SHADOW OF THE VAMPIRE
Directed by E. Elias Merhige
De Vargas R 90 min
In his twilight years, sitting around the old actors' home, Willem Dafoe is not going to have to complain "I never got to really go over the top." As Max Schreck, the ghoulish actor who created the unforgettable vampire in F.W. Murnau's silent classic Nosferatu (1922), Dafoe pulls out all the stops, and he does it with a cackling, irresistible glee that goes straight for the jugular.
Shadow of the Vampire is writer Steven Katz and director E. Elias Merhige's riff on the making of Nosferatu, the first vampire movie and still the creepiest. You get a bit of a history lesson with the price of admission; up to a point the movie draws on the facts of that landmark production.
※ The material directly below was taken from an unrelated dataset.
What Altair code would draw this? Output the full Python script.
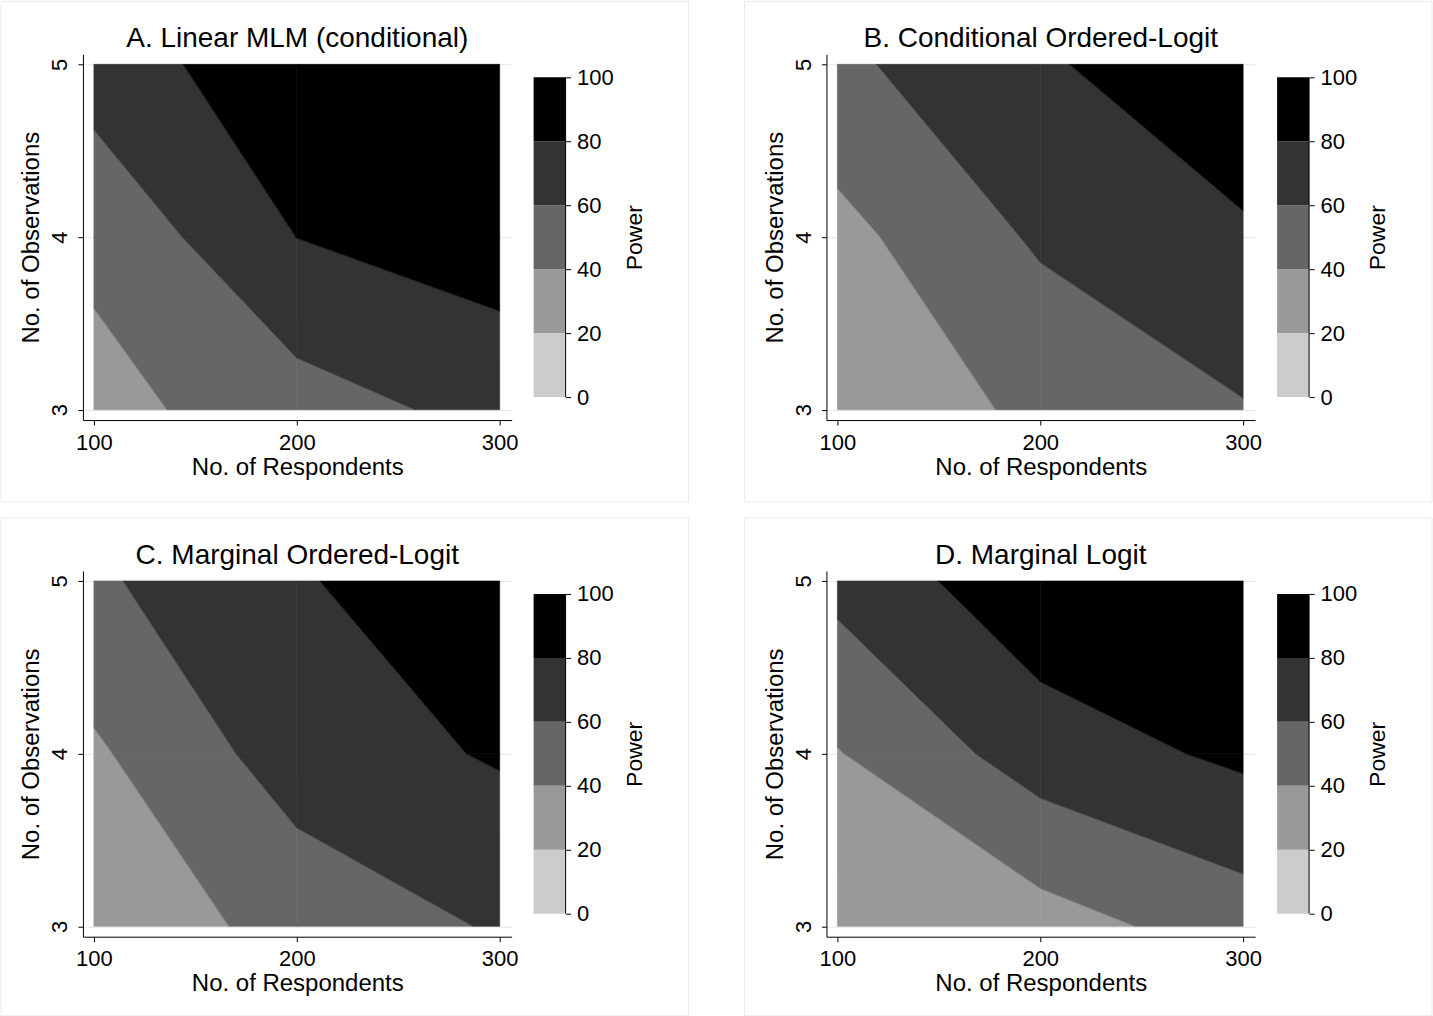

Murnau was denied permission to adapt Bram Stoker's Dracula by the author's widow, a problem he solved by changing the title and rechristening his vampire Count Orlok. Murnau also revolutionized movie-making by taking his camera out of the studio and going on location. The names of the cast and crew are faithfully observed, as is the look of the period, down to the actors' makeup and the dusters and goggles worn by Murnau and his henchmen.
And then there's Schreck, and here the filmmakers let the dogs of their imaginations run free. Murnau's background was with the great Max Reinhardt's Berlin Staatstheater, and so was Schreck's, as far as we know. In Shadow, Murnau (John Malkovich) tells his company that the actor he has hired to play Count Orlok is from Reinhardt's theater, but this guy is from Berlin the way the Coneheads were from France. He's a disciple of Stanislavsky, Murnau says to explain why the actor is not around for the studio scenes; Schreck has traveled ahead to the Czech location to steep himself in the atmosphere, and he will only be seen in makeup and character. (The name Schreck translates as "fear" or "horror".)
There's some self-consciousness to the exposition in the early scenes, which often happens when the filmmakers have a menu of information to serve. But there are also generous helpings of clever writing and some marvelously atmospheric visual schemes, with the good easily outweighing the awkward. There is also sound philosophy. When the producer complains that the locals who will fill the background roles don't know how to act, Murnau replies "They don't need to act; they need to be." And "We are scientists engaged in the creation of memory, but our memories will neither blur nor fade" is an observation that carries a twist of pathos now that so many early films have deteriorated beyond repair.
Shadow is more delicious fun than classic horror. It's an allegory of the filmmaking process, but it doesn't let anything so abstract get in the way of its entertainment. Merhige and Katz seize hold of their idea and drive it with clear-eyed relish from start to finish.